↓

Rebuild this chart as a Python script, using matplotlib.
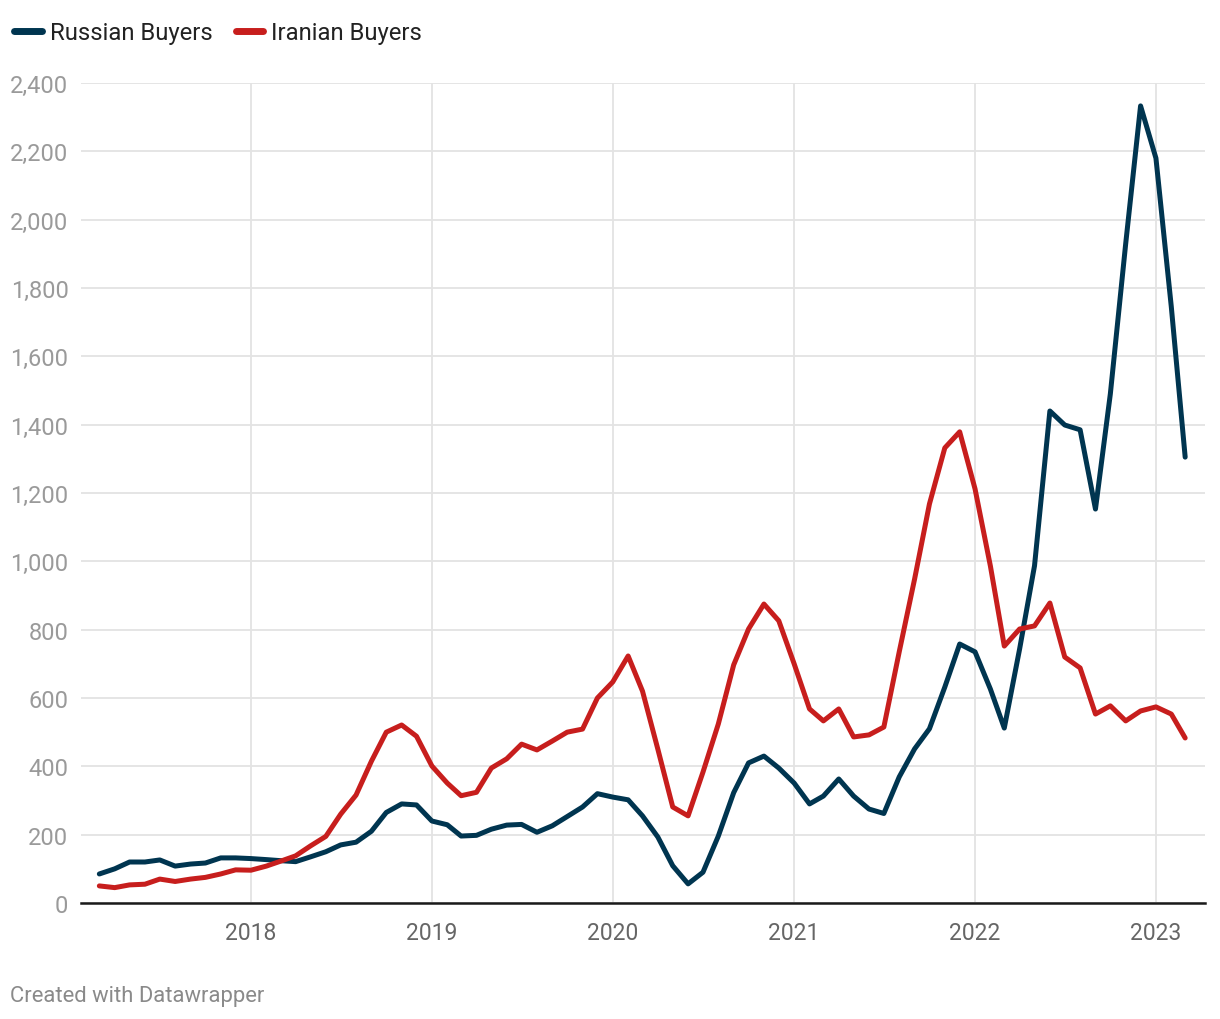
import matplotlib
matplotlib.use('Agg')
import matplotlib.pyplot as plt
import numpy as np
import pandas as pd

plt.rcParams['font.family'] = ['Roboto', 'DejaVu Sans']

# monthly values, March 2017 .. March 2023
russian = [85, 100, 120, 120, 126, 108, 114, 117, 132, 132,
           130, 127, 124, 121, 135, 150, 170, 178, 210, 265, 290, 287,
           240, 229, 196, 198, 216, 228, 230, 207, 226, 253, 281, 320,
           310, 302, 255, 193, 109, 56, 90, 196, 323, 410, 430, 395,
           351, 290, 313, 363, 313, 275, 262, 369, 451, 510, 632, 758,
           735, 626, 512, 744, 987, 1440, 1399, 1385, 1153, 1490, 1930, 2333,
           2180, 1745, 1305]
iranian = [50, 45, 53, 55, 70, 63, 70, 75, 85, 97,
           96, 108, 122, 138, 167, 195, 260, 316, 415, 500, 521, 488,
           401, 351, 314, 324, 395, 422, 465, 448, 474, 500, 509, 600,
           647, 723, 620, 450, 281, 255, 383, 524, 697, 802, 875, 826,
           700, 568, 533, 568, 486, 492, 515, 735, 948, 1168, 1332, 1379,
           1212, 986, 752, 802, 811, 878, 720, 688, 553, 577, 533, 562,
           574, 553, 483]
dates = pd.date_range('2017-03-01', periods=len(russian), freq='MS')
year_labels = ['2018', '2019', '2020', '2021', '2022', '2023']
yticks = list(range(0, 2401, 200))

fig = plt.figure(figsize=(12.2, 10.2), dpi=100)
ax = fig.add_axes([81/1220, 1 - 904/1020, (1205 - 81)/1220, (904 - 84)/1020])

ax.plot(dates, russian, color='#003550', lw=3.6, solid_joinstyle='round',
        solid_capstyle='round', label='Russian Buyers', zorder=3)
ax.plot(dates, iranian, color='#c71e1d', lw=3.6, solid_joinstyle='round',
        solid_capstyle='round', label='Iranian Buyers', zorder=3)

ax.set_xlim(pd.Timestamp('2017-01-23'), pd.Timestamp('2023-04-10'))
ax.set_ylim(0, 2400)
ax.set_yticks(yticks)
ax.set_yticklabels(['{:,}'.format(v) for v in yticks])
ax.set_xticks([pd.Timestamp(y + '-01-01') for y in year_labels])
ax.set_xticklabels(year_labels)

ax.grid(True, color='#e3e3e3', lw=1.3, zorder=0)
for s in ['top', 'right', 'left']:
    ax.spines[s].set_visible(False)
ax.spines['bottom'].set_color('#1a1a1a')
ax.spines['bottom'].set_linewidth(1.8)
ax.spines['bottom'].set_zorder(4)

ax.tick_params(axis='y', length=0, pad=9, labelsize=17, labelcolor='#9a9a9a')
ax.tick_params(axis='x', length=0, pad=13, labelsize=16.5, labelcolor='#666666')

leg = fig.legend(loc='upper left', bbox_to_anchor=(-0.003, 0.996), ncol=2,
                 frameon=False, fontsize=17.2, handlelength=1.15,
                 handletextpad=0.35, columnspacing=0.95, borderaxespad=0.3,
                 borderpad=0.45)
for t in leg.get_texts():
    t.set_color('#222222')
for h in leg.get_lines():
    h.set_linewidth(5)
    h.set_solid_capstyle('round')

fig.text(10/1220, 1 - 997/1020, 'Created with Datawrapper', fontsize=15.8,
         color='#8a8a8a', va='center', ha='left')

fig.savefig('out.png', dpi=100)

↑

■ **DIRECTIONS**
Please quote the lines of the material, beginning with the first and ending with the one that contains "ax.set_xticklabels(year_labels)", exactly as written and without any pictures.

■ **TASK RESULT**
Rebuild this chart as a Python script, using matplotlib.
import matplotlib
matplotlib.use('Agg')
import matplotlib.pyplot as plt
import numpy as np
import pandas as pd

plt.rcParams['font.family'] = ['Roboto', 'DejaVu Sans']

# monthly values, March 2017 .. March 2023
russian = [85, 100, 120, 120, 126, 108, 114, 117, 132, 132,
           130, 127, 124, 121, 135, 150, 170, 178, 210, 265, 290, 287,
           240, 229, 196, 198, 216, 228, 230, 207, 226, 253, 281, 320,
           310, 302, 255, 193, 109, 56, 90, 196, 323, 410, 430, 395,
           351, 290, 313, 363, 313, 275, 262, 369, 451, 510, 632, 758,
           735, 626, 512, 744, 987, 1440, 1399, 1385, 1153, 1490, 1930, 2333,
           2180, 1745, 1305]
iranian = [50, 45, 53, 55, 70, 63, 70, 75, 85, 97,
           96, 108, 122, 138, 167, 195, 260, 316, 415, 500, 521, 488,
           401, 351, 314, 324, 395, 422, 465, 448, 474, 500, 509, 600,
           647, 723, 620, 450, 281, 255, 383, 524, 697, 802, 875, 826,
           700, 568, 533, 568, 486, 492, 515, 735, 948, 1168, 1332, 1379,
           1212, 986, 752, 802, 811, 878, 720, 688, 553, 577, 533, 562,
           574, 553, 483]
dates = pd.date_range('2017-03-01', periods=len(russian), freq='MS')
year_labels = ['2018', '2019', '2020', '2021', '2022', '2023']
yticks = list(range(0, 2401, 200))

fig = plt.figure(figsize=(12.2, 10.2), dpi=100)
ax = fig.add_axes([81/1220, 1 - 904/1020, (1205 - 81)/1220, (904 - 84)/1020])

ax.plot(dates, russian, color='#003550', lw=3.6, solid_joinstyle='round',
        solid_capstyle='round', label='Russian Buyers', zorder=3)
ax.plot(dates, iranian, color='#c71e1d', lw=3.6, solid_joinstyle='round',
        solid_capstyle='round', label='Iranian Buyers', zorder=3)

ax.set_xlim(pd.Timestamp('2017-01-23'), pd.Timestamp('2023-04-10'))
ax.set_ylim(0, 2400)
ax.set_yticks(yticks)
ax.set_yticklabels(['{:,}'.format(v) for v in yticks])
ax.set_xticks([pd.Timestamp(y + '-01-01') for y in year_labels])
ax.set_xticklabels(year_labels)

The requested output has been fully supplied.